Saved data entries:
※ ※ ※

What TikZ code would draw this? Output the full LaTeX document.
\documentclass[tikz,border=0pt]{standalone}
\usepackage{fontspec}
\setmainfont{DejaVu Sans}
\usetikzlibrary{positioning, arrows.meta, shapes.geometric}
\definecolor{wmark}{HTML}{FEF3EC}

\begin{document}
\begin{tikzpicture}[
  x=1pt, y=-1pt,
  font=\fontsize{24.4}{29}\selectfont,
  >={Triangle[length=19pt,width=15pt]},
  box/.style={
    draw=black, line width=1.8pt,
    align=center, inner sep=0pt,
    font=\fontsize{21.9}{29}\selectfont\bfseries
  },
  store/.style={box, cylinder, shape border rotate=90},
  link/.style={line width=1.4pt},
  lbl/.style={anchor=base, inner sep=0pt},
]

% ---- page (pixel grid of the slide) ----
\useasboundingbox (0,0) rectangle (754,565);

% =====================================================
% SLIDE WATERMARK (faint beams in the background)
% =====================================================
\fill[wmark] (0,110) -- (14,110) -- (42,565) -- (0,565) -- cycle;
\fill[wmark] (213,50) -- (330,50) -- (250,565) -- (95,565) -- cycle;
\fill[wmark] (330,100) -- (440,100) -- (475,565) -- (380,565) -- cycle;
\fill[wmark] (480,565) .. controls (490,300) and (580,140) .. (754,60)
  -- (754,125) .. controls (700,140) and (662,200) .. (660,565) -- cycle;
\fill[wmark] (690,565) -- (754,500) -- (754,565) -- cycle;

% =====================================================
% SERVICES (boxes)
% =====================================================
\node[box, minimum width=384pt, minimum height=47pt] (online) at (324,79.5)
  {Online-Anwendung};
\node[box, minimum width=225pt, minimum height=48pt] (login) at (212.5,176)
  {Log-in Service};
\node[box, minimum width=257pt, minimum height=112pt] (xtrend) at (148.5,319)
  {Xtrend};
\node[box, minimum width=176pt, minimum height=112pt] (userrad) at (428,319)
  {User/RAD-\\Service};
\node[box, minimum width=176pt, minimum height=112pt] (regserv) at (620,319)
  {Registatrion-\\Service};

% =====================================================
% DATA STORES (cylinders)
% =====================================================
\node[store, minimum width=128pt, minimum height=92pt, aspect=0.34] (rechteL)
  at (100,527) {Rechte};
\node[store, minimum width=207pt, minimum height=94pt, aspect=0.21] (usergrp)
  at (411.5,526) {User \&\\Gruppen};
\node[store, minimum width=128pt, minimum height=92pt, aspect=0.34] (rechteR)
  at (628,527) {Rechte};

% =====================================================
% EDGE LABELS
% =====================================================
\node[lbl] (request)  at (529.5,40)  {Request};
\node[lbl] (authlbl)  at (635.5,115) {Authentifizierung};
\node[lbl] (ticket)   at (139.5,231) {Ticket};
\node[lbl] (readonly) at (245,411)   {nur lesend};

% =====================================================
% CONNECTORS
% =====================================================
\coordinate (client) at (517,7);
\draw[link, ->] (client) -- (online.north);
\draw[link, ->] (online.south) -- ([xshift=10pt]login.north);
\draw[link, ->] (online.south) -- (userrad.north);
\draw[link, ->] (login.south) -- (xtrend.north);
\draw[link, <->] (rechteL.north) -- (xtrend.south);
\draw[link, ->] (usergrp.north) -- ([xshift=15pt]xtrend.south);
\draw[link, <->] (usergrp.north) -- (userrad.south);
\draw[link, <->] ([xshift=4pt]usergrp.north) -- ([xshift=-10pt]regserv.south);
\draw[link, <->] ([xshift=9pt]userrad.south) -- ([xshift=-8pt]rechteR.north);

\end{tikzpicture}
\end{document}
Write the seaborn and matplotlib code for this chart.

※ ※ ※

## Task statement
Quote the records above exactly, from the first line through the line containing "(0,0) rectangle (754,565);", and nothing more.

## Complete output
What TikZ code would draw this? Output the full LaTeX document.
\documentclass[tikz,border=0pt]{standalone}
\usepackage{fontspec}
\setmainfont{DejaVu Sans}
\usetikzlibrary{positioning, arrows.meta, shapes.geometric}
\definecolor{wmark}{HTML}{FEF3EC}

\begin{document}
\begin{tikzpicture}[
  x=1pt, y=-1pt,
  font=\fontsize{24.4}{29}\selectfont,
  >={Triangle[length=19pt,width=15pt]},
  box/.style={
    draw=black, line width=1.8pt,
    align=center, inner sep=0pt,
    font=\fontsize{21.9}{29}\selectfont\bfseries
  },
  store/.style={box, cylinder, shape border rotate=90},
  link/.style={line width=1.4pt},
  lbl/.style={anchor=base, inner sep=0pt},
]

% ---- page (pixel grid of the slide) ----
\useasboundingbox (0,0) rectangle (754,565);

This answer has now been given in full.